I couldn’t put the book down and finished reading it within a day. It’s the New York Times bestseller Buyology: How Everything We Believe About Why We Buy Is Wrong, by Martin Lindstrom. Lindstrom is one of the world’s most respected marketing gurus, and he has been traveling around the world advising the biggest Fortune 500 companies, at least 300 days of a year. Most of us believe that we are smart shoppers, and that we are careful with how we make our buying choices through conscious thinking. In fact, we are far from there. And as Lindstrom points out, we are actually getting worse and worse.
The better we think we are, the more we let our guards down, and the more vulnerable we are for everything happening around us. One example, a supermarket with a whole stack of canned soups priced at $1.95 receives no customers. The next day, the store puts up a giant sign saying “Maximum 6 cans per customer”, and the soups are flying off the shelf at the same $1.95 price tag. Mind games working, huh?
On the book’s back cover, Lindstrom lists out a few intriguing questions:
- Why did so many people who took the “Pepsi challenge” say they preferred Pepsi, only to carry on buying Coca-Cola?
- Why do the majority of anti-smoking campaigns inadvertently encourage people to smoke?
- Why does the scent of melons help sell electronic products?
Lindstrom addresses all these questions with his main theme of neuromarketing. We used to rely on old school questionnaires and focus groups to study what customers want. The fact that more and more of these traditional studies failed miserably has led to the widespread effectiveness and popularity of neuromarketing. It is very well a science for subjects’ brains to be scanned when shown various advertisements and marketing programs. The results are startling, and in many cases, contradicts completely with what we would admit, on paper.
I find the topic of product placement and the American Idol example fascinating. With Idol’s 3 main sponsors, Coca-Cola, AT&T and Ford, who do you think gets the most of their advertising money’s worth? Who fails miserably? Why do some product placements fail? Do you remember Elliott places pieces of Reese’ Pieces candy to lure E.T. out of his hiding 19 years ago? Tom Cruise with his Ray-Ban sunglasses in 1983’s Risky Business, Top Gun and the later Will Smith in Men in Black II?
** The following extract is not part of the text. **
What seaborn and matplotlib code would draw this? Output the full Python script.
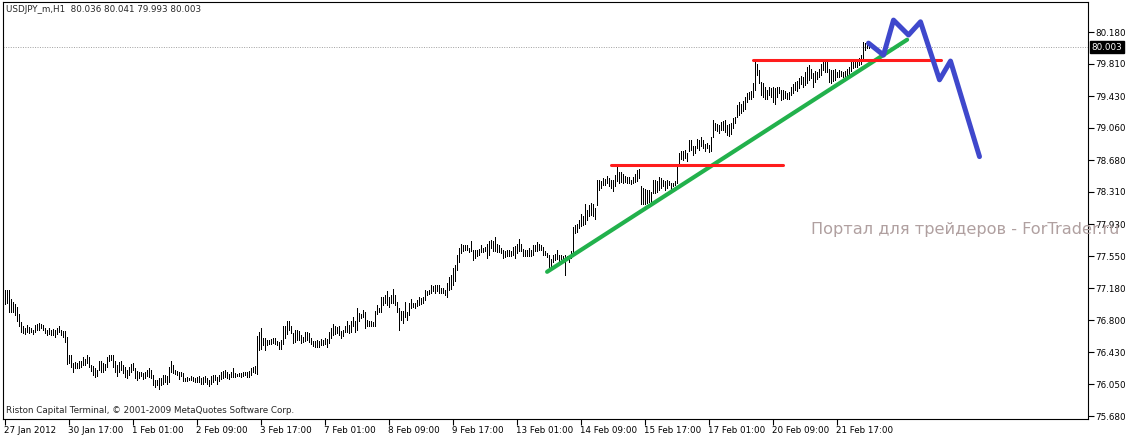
import numpy as np
import pandas as pd
import matplotlib
matplotlib.use("Agg")
import matplotlib.pyplot as plt
import matplotlib.transforms as mtransforms
import seaborn as sns

# ---------------- data (USDJPY_m, H1) ----------------
highs = [
    77.16, 77.16, 77.16, 77.05, 77.02, 76.99, 76.96, 76.88, 76.78, 76.73,
    76.71, 76.75, 76.72, 76.71, 76.69, 76.75, 76.76, 76.77, 76.76, 76.75,
    76.71, 76.69, 76.71, 76.69, 76.70, 76.69, 76.71, 76.74, 76.69, 76.68,
    76.68, 76.61, 76.40, 76.40, 76.30, 76.31, 76.30, 76.32, 76.32, 76.37,
    76.35, 76.40, 76.37, 76.28, 76.27, 76.24, 76.22, 76.32, 76.32, 76.30,
    76.29, 76.37, 76.39, 76.40, 76.40, 76.32, 76.28, 76.31, 76.32, 76.28,
    76.26, 76.22, 76.26, 76.29, 76.30, 76.24, 76.21, 76.19, 76.19, 76.18,
    76.19, 76.22, 76.24, 76.22, 76.16, 76.10, 76.10, 76.13, 76.13, 76.16,
    76.16, 76.15, 76.26, 76.32, 76.28, 76.22, 76.21, 76.19, 76.19,
    76.18, 76.13, 76.14, 76.13, 76.15, 76.14, 76.13, 76.14, 76.15, 76.12,
    76.14, 76.15, 76.12, 76.10, 76.15, 76.16, 76.16, 76.14, 76.16, 76.19,
    76.21, 76.22, 76.19, 76.17, 76.20, 76.24, 76.18, 76.17, 76.18, 76.18,
    76.20, 76.19, 76.19, 76.21, 76.24, 76.26, 76.27, 76.62, 76.67, 76.71,
    76.60, 76.59, 76.57, 76.57, 76.58, 76.59, 76.59, 76.56, 76.55, 76.57,
    76.73, 76.73, 76.79, 76.79, 76.73, 76.65, 76.69, 76.69, 76.68, 76.63,
    76.61, 76.67, 76.66, 76.65, 76.60, 76.56, 76.56, 76.57, 76.56, 76.58,
    76.57, 76.59, 76.58, 76.66, 76.71, 76.76, 76.74, 76.72, 76.73, 76.68,
    76.69, 76.73, 76.79, 76.75, 76.79, 76.84, 76.79, 76.94, 76.89, 76.88,
    76.92, 76.90, 76.80, 76.79, 76.79, 76.78, 76.91, 76.98, 76.95, 77.08,
    77.08, 77.10, 77.14, 77.08, 77.10, 77.17, 77.10, 77.02, 76.95, 76.91,
    76.91, 77.02, 76.90, 77.00, 77.05, 77.01, 77.00, 77.04, 77.07, 77.06,
    77.08, 77.16, 77.14, 77.16, 77.21, 77.20, 77.22, 77.22, 77.22, 77.18,
    77.18, 77.16, 77.24, 77.31, 77.33, 77.41, 77.45, 77.57, 77.65, 77.70,
    77.68, 77.68, 77.68, 77.65, 77.73, 77.63, 77.63, 77.63, 77.64, 77.68,
    77.65, 77.66, 77.70, 77.73, 77.74, 77.73, 77.78, 77.70, 77.69, 77.65,
    77.63, 77.61, 77.63, 77.62, 77.61, 77.66, 77.67, 77.70, 77.75, 77.70,
    77.64, 77.63, 77.63, 77.65, 77.63, 77.68, 77.69, 77.72, 77.70, 77.69,
    77.66, 77.61, 77.59, 77.57, 77.52, 77.57, 77.58, 77.62, 77.57, 77.57,
    77.55, 77.57, 77.56, 77.56, 77.61, 77.90, 77.92, 77.93, 77.98, 78.05,
    78.02, 78.16, 78.09, 78.15, 78.18, 78.17, 78.12, 78.45, 78.45, 78.43,
    78.47, 78.46, 78.49, 78.47, 78.45, 78.45, 78.50, 78.61, 78.54, 78.54,
    78.52, 78.49, 78.48, 78.48, 78.45, 78.48, 78.52, 78.56, 78.58, 78.37,
    78.35, 78.34, 78.33, 78.33, 78.31, 78.45, 78.45, 78.43, 78.48, 78.47,
    78.45, 78.43, 78.45, 78.43, 78.41, 78.41, 78.43, 78.61, 78.76, 78.79,
    78.78, 78.80, 78.76, 78.91, 78.91, 78.84, 78.85, 78.93, 78.91, 78.95,
    78.91, 78.87, 78.88, 78.86, 78.95, 79.15, 79.11, 79.10, 79.09,
    79.12, 79.14, 79.15, 79.09, 79.10, 79.11, 79.17, 79.18, 79.33, 79.36,
    79.34, 79.37, 79.42, 79.46, 79.48, 79.49, 79.58, 79.83, 79.81, 79.74,
    79.60, 79.58, 79.54, 79.50, 79.53, 79.52, 79.54, 79.52, 79.53, 79.54,
    79.50, 79.50, 79.49, 79.47, 79.48, 79.54, 79.57, 79.60, 79.61, 79.64,
    79.67, 79.65, 79.71, 79.77, 79.79, 79.75, 79.70, 79.72, 79.71, 79.75,
    79.81, 79.84, 79.83, 79.83, 79.75, 79.74, 79.74, 79.75, 79.71, 79.74,
    79.72, 79.71, 79.72, 79.75, 79.77, 79.83, 79.84, 79.85, 79.86, 79.87,
    79.91, 80.06, 80.05, 80.04, 80.041,
]
lows = [
    76.99, 77.00, 76.90, 76.90, 76.90, 76.86, 76.79, 76.74, 76.67, 76.65,
    76.64, 76.67, 76.65, 76.66, 76.64, 76.67, 76.69, 76.69, 76.71, 76.69,
    76.65, 76.63, 76.64, 76.63, 76.63, 76.61, 76.64, 76.66, 76.63, 76.61,
    76.55, 76.29, 76.30, 76.26, 76.19, 76.24, 76.24, 76.24, 76.26, 76.28,
    76.28, 76.30, 76.26, 76.21, 76.16, 76.14, 76.15, 76.22, 76.19, 76.20,
    76.22, 76.25, 76.32, 76.34, 76.25, 76.20, 76.15, 76.20, 76.22, 76.18,
    76.14, 76.12, 76.16, 76.19, 76.22, 76.12, 76.10, 76.13, 76.15, 76.11,
    76.13, 76.15, 76.14, 76.12, 76.04, 76.02, 76.04, 76.00, 76.04, 76.06,
    76.08, 76.05, 76.08, 76.20, 76.18, 76.17, 76.16, 76.11, 76.15,
    76.09, 76.09, 76.09, 76.10, 76.10, 76.09, 76.08, 76.08, 76.08, 76.05,
    76.06, 76.08, 76.05, 76.03, 76.06, 76.08, 76.10, 76.06, 76.09, 76.11,
    76.12, 76.14, 76.13, 76.11, 76.14, 76.14, 76.14, 76.15, 76.15, 76.14,
    76.15, 76.16, 76.14, 76.14, 76.16, 76.19, 76.18, 76.17, 76.45, 76.47,
    76.51, 76.45, 76.51, 76.52, 76.52, 76.53, 76.52, 76.51, 76.47, 76.47,
    76.52, 76.59, 76.64, 76.69, 76.65, 76.53, 76.55, 76.57, 76.57, 76.54,
    76.55, 76.56, 76.57, 76.55, 76.52, 76.50, 76.49, 76.49, 76.49, 76.51,
    76.51, 76.52, 76.49, 76.54, 76.60, 76.63, 76.64, 76.65, 76.63, 76.60,
    76.62, 76.66, 76.67, 76.65, 76.67, 76.73, 76.67, 76.69, 76.79, 76.83,
    76.84, 76.71, 76.73, 76.73, 76.74, 76.74, 76.74, 76.87, 76.90, 76.90,
    76.98, 77.01, 76.98, 76.96, 77.00, 77.01, 76.98, 76.90, 76.69, 76.80,
    76.77, 76.84, 76.80, 76.86, 76.95, 76.96, 76.94, 76.97, 76.98, 76.99,
    77.00, 77.04, 77.10, 77.11, 77.12, 77.14, 77.12, 77.14, 77.12, 77.12,
    77.12, 77.10, 77.07, 77.16, 77.17, 77.22, 77.26, 77.39, 77.48, 77.59,
    77.61, 77.63, 77.62, 77.60, 77.61, 77.51, 77.53, 77.55, 77.57, 77.60,
    77.60, 77.61, 77.53, 77.57, 77.65, 77.61, 77.61, 77.60, 77.60, 77.59,
    77.53, 77.54, 77.55, 77.55, 77.55, 77.57, 77.53, 77.59, 77.61, 77.61,
    77.55, 77.55, 77.55, 77.56, 77.56, 77.57, 77.61, 77.61, 77.63, 77.63,
    77.57, 77.57, 77.54, 77.41, 77.43, 77.49, 77.51, 77.52, 77.50, 77.52,
    77.49, 77.33, 77.51, 77.49, 77.53, 77.59, 77.82, 77.84, 77.88, 77.91,
    77.92, 77.93, 77.98, 78.02, 78.04, 78.02, 77.99, 78.15, 78.33, 78.35,
    78.39, 78.39, 78.41, 78.38, 78.35, 78.32, 78.37, 78.43, 78.41, 78.42,
    78.41, 78.42, 78.41, 78.41, 78.40, 78.41, 78.42, 78.43, 78.47, 78.17,
    78.17, 78.17, 78.18, 78.19, 78.19, 78.29, 78.29, 78.31, 78.33, 78.35,
    78.37, 78.33, 78.35, 78.39, 78.33, 78.37, 78.39, 78.41, 78.64, 78.69,
    78.68, 78.70, 78.67, 78.78, 78.80, 78.74, 78.76, 78.82, 78.80, 78.84,
    78.82, 78.79, 78.82, 78.77, 78.78, 78.95, 79.03, 79.02, 79.00,
    79.03, 79.03, 79.01, 78.97, 78.96, 78.99, 79.05, 79.11, 79.19, 79.21,
    79.23, 79.25, 79.28, 79.36, 79.40, 79.40, 79.42, 79.50, 79.68, 79.58,
    79.44, 79.42, 79.40, 79.40, 79.44, 79.42, 79.36, 79.34, 79.42, 79.46,
    79.38, 79.39, 79.41, 79.40, 79.40, 79.44, 79.46, 79.50, 79.49, 79.52,
    79.57, 79.53, 79.56, 79.58, 79.62, 79.64, 79.53, 79.60, 79.63, 79.65,
    79.68, 79.74, 79.71, 79.71, 79.60, 79.58, 79.61, 79.62, 79.65, 79.65,
    79.66, 79.65, 79.66, 79.64, 79.64, 79.72, 79.76, 79.77, 79.77, 79.79,
    79.81, 79.86, 79.97, 79.99, 79.993,
]

x_tick_labels = ["27 Jan 2012", "30 Jan 17:00", "1 Feb 01:00", "2 Feb 09:00",
                 "3 Feb 17:00", "7 Feb 01:00", "8 Feb 09:00", "9 Feb 17:00",
                 "13 Feb 01:00", "14 Feb 09:00", "15 Feb 17:00", "17 Feb 01:00",
                 "20 Feb 09:00", "21 Feb 17:00"]
bars_per_label = 32
y_ticks = [80.18, 79.81, 79.43, 79.06, 78.68, 78.31, 77.93, 77.55, 77.18,
           76.80, 76.43, 76.05, 75.68]

current_price = 80.003
title_text = "USDJPY_m,H1  80.036 80.041 79.993 80.003"
footer_text = "Riston Capital Terminal, \u00a9 2001-2009 MetaQuotes Software Corp."
watermark_text = "Портал для трейдеров - ForTrader.ru"

# drawn analysis lines (bar index, price)
green_x = [271.3, 451.3]
green_y = [77.37, 80.09]
red1_x = [303, 389]
red1_y = [78.62, 78.62]
red2_x = [374, 468]
red2_y = [79.85, 79.85]
blue_x = [432, 439.5, 444.5, 452, 458, 467.5, 473, 487.5]
blue_y = [80.05, 79.91, 80.32, 80.145, 80.30, 79.62, 79.84, 78.72]

# ---------------- plotting ----------------
sns.set_style("white")
plt.rcParams['font.family'] = ['DejaVu Sans']

W, H = 1127, 436
fig = plt.figure(figsize=(W / 100, H / 100), dpi=100)
ax = fig.add_axes([3 / W, 17 / H, 1085 / W, 417 / H])

df = pd.DataFrame({"bar": np.arange(len(highs)), "high": highs, "low": lows})
ax.vlines(df["bar"], df["low"], df["high"], colors="black",
          linewidth=0.55, antialiased=False, zorder=2)

ax.axhline(current_price, color="#a0a0a0", lw=0.7, ls=(0, (1, 1.5)), zorder=1)

sns.lineplot(x=green_x, y=green_y, ax=ax, color="#22b14c", lw=3.0,
             sort=False, estimator=None, zorder=3)
sns.lineplot(x=red1_x, y=red1_y, ax=ax, color="#ff1c1c", lw=2.2,
             sort=False, estimator=None, zorder=4)
sns.lineplot(x=red2_x, y=red2_y, ax=ax, color="#ff1c1c", lw=2.2,
             sort=False, estimator=None, zorder=4)
sns.lineplot(x=blue_x, y=blue_y, ax=ax, color="#3f48cc", lw=3.6,
             sort=False, estimator=None, zorder=5)

ax.set_xlim(-0.75, 541.75)
ax.set_ylim(75.645, 80.532)

ax.set_xticks(np.arange(len(x_tick_labels)) * bars_per_label)
ax.set_xticklabels(x_tick_labels)
offset = mtransforms.ScaledTranslation(2 / 100, 0, fig.dpi_scale_trans)
for lbl in ax.get_xticklabels():
    lbl.set_horizontalalignment("left")
    lbl.set_transform(lbl.get_transform() + offset)
ax.tick_params(axis="x", direction="out", length=4, width=0.8, pad=1,
               labelsize=6.3, colors="black", bottom=True)

ax.yaxis.tick_right()
ax.set_yticks(y_ticks)
ax.set_yticklabels([f"{v:.3f}" for v in y_ticks])
ax.tick_params(axis="y", direction="out", length=4, width=0.8, pad=1.5,
               labelsize=6.3, colors="black", right=True)
ax.set_xlabel("")
ax.set_ylabel("")
ax.grid(False)

for s in ax.spines.values():
    s.set_visible(True)
    s.set_color("black")
    s.set_linewidth(0.8)

# current price tag
tag_tr = mtransforms.blended_transform_factory(ax.transAxes, ax.transData)
ax.text(1 + 3.5 / 1085, current_price, "80.003", transform=tag_tr,
        color="white", fontsize=6.3, va="center", ha="left",
        bbox=dict(facecolor="black", edgecolor="black", pad=1.2), zorder=6,
        clip_on=False)

fig.text(6 / W, 1 - 10 / H, title_text, fontsize=6.3, va="center", ha="left")
fig.text(6 / W, 1 - 410 / H, footer_text, fontsize=6.3, va="center", ha="left")
fig.text(811 / W, 1 - 229 / H, watermark_text, fontsize=11.6, color="#b0a0a0",
         va="center", ha="left", zorder=10)

fig.savefig("out.png", dpi=100)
In the next chapter, Lindstrom describes how mirror neurons are responsible for why we often unwittingly imitate other people’s behavior. Apple and its iPod sensation. Abercrombie & Fitch with their all gorgeous American popular teens image that is ever so irresistible for 14 year-olds.
Do subliminal messages exist? Yes, but its power has little to do with the product itself. Instead, it lies in our own brains. Tobacco companies spend huge percentage of their marketing budget into subliminal brand exposure. “…Philip Morris, for example, offers bar owners financial incentives to fill their venues with color schemes, specifically designed furniture, ashtrays, suggestive tiles designed in captivating shapes similar to parts of the Marlboro logo, and other subtle symbols that, when combined, convey the very essence of Marlboro – without even the mention of the brand name or the sight of an actual logo.” It’s an irony that because of government bans, tobacco companies have been forced to develop a whole new set of marketing skills, a set that is now vastly copied by many other industries. Don’t let yourself fall prey to them.
Other topics of ritual, superstition, faith, religion, our somatic markers, senses, and sex are expressly covered. Does sex really sell, or are consumers too distracted from the steamy images that they have forgotten entirely about the product? Is it the sex that is selling or is it the controversy? Well the latter is actually the more potent factor, though mirror neurons explain why sex and beauty continues to be popular in advertising everywhere around the world.
I highly recommend Lindstrom’s book and it’s one of the best investments I had made, considering the subliminal messages I was put through from his various appearances on CNBC prior to my purchase. We will continue to shop for sure, but if we can all at least remember bits and pieces of this mind-provoking book and pause for a while before we take out our credit cards, we can at least delay the unavoidably path of becoming worse and worse shoppers, as Lindstrom predicted.